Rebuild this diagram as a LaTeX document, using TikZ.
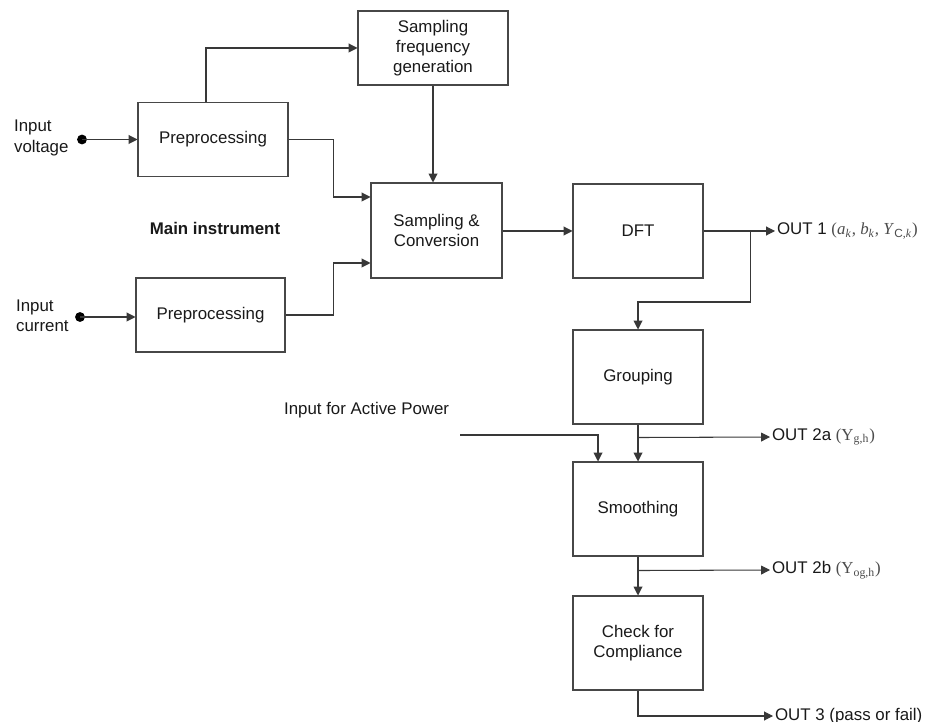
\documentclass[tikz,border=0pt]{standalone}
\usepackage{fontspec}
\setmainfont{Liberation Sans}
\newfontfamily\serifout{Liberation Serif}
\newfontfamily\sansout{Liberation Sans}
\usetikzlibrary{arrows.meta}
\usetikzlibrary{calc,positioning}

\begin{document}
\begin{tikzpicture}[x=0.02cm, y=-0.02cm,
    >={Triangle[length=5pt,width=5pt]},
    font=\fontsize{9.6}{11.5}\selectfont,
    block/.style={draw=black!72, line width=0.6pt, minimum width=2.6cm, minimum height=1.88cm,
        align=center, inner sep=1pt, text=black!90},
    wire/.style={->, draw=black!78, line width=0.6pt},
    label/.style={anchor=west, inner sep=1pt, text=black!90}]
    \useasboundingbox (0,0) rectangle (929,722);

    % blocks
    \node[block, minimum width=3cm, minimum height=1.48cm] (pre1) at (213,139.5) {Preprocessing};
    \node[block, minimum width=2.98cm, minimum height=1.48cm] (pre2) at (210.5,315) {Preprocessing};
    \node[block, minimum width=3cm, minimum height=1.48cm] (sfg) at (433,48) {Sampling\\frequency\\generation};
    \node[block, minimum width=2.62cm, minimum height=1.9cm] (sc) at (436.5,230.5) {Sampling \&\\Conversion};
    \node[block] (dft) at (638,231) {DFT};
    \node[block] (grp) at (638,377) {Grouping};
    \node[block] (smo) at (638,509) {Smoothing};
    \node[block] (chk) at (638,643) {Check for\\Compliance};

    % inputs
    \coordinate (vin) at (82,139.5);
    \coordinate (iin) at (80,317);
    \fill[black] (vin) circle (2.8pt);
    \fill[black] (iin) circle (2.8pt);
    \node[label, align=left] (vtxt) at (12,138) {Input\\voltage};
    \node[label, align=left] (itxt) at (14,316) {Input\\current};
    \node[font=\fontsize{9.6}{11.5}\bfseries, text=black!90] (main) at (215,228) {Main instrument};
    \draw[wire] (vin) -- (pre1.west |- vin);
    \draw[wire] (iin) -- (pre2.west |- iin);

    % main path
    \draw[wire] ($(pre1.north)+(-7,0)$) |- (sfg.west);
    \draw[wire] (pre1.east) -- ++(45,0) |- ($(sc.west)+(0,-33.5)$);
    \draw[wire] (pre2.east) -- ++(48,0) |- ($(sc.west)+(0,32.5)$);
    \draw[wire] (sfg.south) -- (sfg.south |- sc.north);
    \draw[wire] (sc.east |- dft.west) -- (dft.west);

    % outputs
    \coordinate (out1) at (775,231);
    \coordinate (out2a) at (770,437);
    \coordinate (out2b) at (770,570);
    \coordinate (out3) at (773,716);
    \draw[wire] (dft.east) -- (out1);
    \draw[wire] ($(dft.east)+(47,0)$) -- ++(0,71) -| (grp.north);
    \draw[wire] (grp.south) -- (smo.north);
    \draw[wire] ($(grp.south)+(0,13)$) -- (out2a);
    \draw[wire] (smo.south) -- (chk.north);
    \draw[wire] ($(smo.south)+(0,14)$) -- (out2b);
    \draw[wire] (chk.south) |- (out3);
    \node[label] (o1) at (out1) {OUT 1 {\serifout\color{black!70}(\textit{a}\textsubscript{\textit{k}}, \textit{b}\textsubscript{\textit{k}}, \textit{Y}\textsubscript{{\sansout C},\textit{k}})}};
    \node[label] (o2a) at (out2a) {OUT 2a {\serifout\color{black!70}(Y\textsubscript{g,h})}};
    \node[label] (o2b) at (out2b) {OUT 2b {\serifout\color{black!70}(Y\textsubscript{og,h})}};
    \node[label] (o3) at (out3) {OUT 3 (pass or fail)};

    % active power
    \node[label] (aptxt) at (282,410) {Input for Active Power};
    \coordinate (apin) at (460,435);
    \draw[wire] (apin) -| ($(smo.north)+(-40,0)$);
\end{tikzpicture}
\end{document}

== The task ==
Copy the data character for character, but drop all pictures from the copy.

== Answer for this exercise ==
Rebuild this diagram as a LaTeX document, using TikZ.
\documentclass[tikz,border=0pt]{standalone}
\usepackage{fontspec}
\setmainfont{Liberation Sans}
\newfontfamily\serifout{Liberation Serif}
\newfontfamily\sansout{Liberation Sans}
\usetikzlibrary{arrows.meta}
\usetikzlibrary{calc,positioning}

\begin{document}
\begin{tikzpicture}[x=0.02cm, y=-0.02cm,
    >={Triangle[length=5pt,width=5pt]},
    font=\fontsize{9.6}{11.5}\selectfont,
    block/.style={draw=black!72, line width=0.6pt, minimum width=2.6cm, minimum height=1.88cm,
        align=center, inner sep=1pt, text=black!90},
    wire/.style={->, draw=black!78, line width=0.6pt},
    label/.style={anchor=west, inner sep=1pt, text=black!90}]
    \useasboundingbox (0,0) rectangle (929,722);

    % blocks
    \node[block, minimum width=3cm, minimum height=1.48cm] (pre1) at (213,139.5) {Preprocessing};
    \node[block, minimum width=2.98cm, minimum height=1.48cm] (pre2) at (210.5,315) {Preprocessing};
    \node[block, minimum width=3cm, minimum height=1.48cm] (sfg) at (433,48) {Sampling\\frequency\\generation};
    \node[block, minimum width=2.62cm, minimum height=1.9cm] (sc) at (436.5,230.5) {Sampling \&\\Conversion};
    \node[block] (dft) at (638,231) {DFT};
    \node[block] (grp) at (638,377) {Grouping};
    \node[block] (smo) at (638,509) {Smoothing};
    \node[block] (chk) at (638,643) {Check for\\Compliance};

    % inputs
    \coordinate (vin) at (82,139.5);
    \coordinate (iin) at (80,317);
    \fill[black] (vin) circle (2.8pt);
    \fill[black] (iin) circle (2.8pt);
    \node[label, align=left] (vtxt) at (12,138) {Input\\voltage};
    \node[label, align=left] (itxt) at (14,316) {Input\\current};
    \node[font=\fontsize{9.6}{11.5}\bfseries, text=black!90] (main) at (215,228) {Main instrument};
    \draw[wire] (vin) -- (pre1.west |- vin);
    \draw[wire] (iin) -- (pre2.west |- iin);

    % main path
    \draw[wire] ($(pre1.north)+(-7,0)$) |- (sfg.west);
    \draw[wire] (pre1.east) -- ++(45,0) |- ($(sc.west)+(0,-33.5)$);
    \draw[wire] (pre2.east) -- ++(48,0) |- ($(sc.west)+(0,32.5)$);
    \draw[wire] (sfg.south) -- (sfg.south |- sc.north);
    \draw[wire] (sc.east |- dft.west) -- (dft.west);

    % outputs
    \coordinate (out1) at (775,231);
    \coordinate (out2a) at (770,437);
    \coordinate (out2b) at (770,570);
    \coordinate (out3) at (773,716);
    \draw[wire] (dft.east) -- (out1);
    \draw[wire] ($(dft.east)+(47,0)$) -- ++(0,71) -| (grp.north);
    \draw[wire] (grp.south) -- (smo.north);
    \draw[wire] ($(grp.south)+(0,13)$) -- (out2a);
    \draw[wire] (smo.south) -- (chk.north);
    \draw[wire] ($(smo.south)+(0,14)$) -- (out2b);
    \draw[wire] (chk.south) |- (out3);
    \node[label] (o1) at (out1) {OUT 1 {\serifout\color{black!70}(\textit{a}\textsubscript{\textit{k}}, \textit{b}\textsubscript{\textit{k}}, \textit{Y}\textsubscript{{\sansout C},\textit{k}})}};
    \node[label] (o2a) at (out2a) {OUT 2a {\serifout\color{black!70}(Y\textsubscript{g,h})}};
    \node[label] (o2b) at (out2b) {OUT 2b {\serifout\color{black!70}(Y\textsubscript{og,h})}};
    \node[label] (o3) at (out3) {OUT 3 (pass or fail)};

    % active power
    \node[label] (aptxt) at (282,410) {Input for Active Power};
    \coordinate (apin) at (460,435);
    \draw[wire] (apin) -| ($(smo.north)+(-40,0)$);
\end{tikzpicture}
\end{document}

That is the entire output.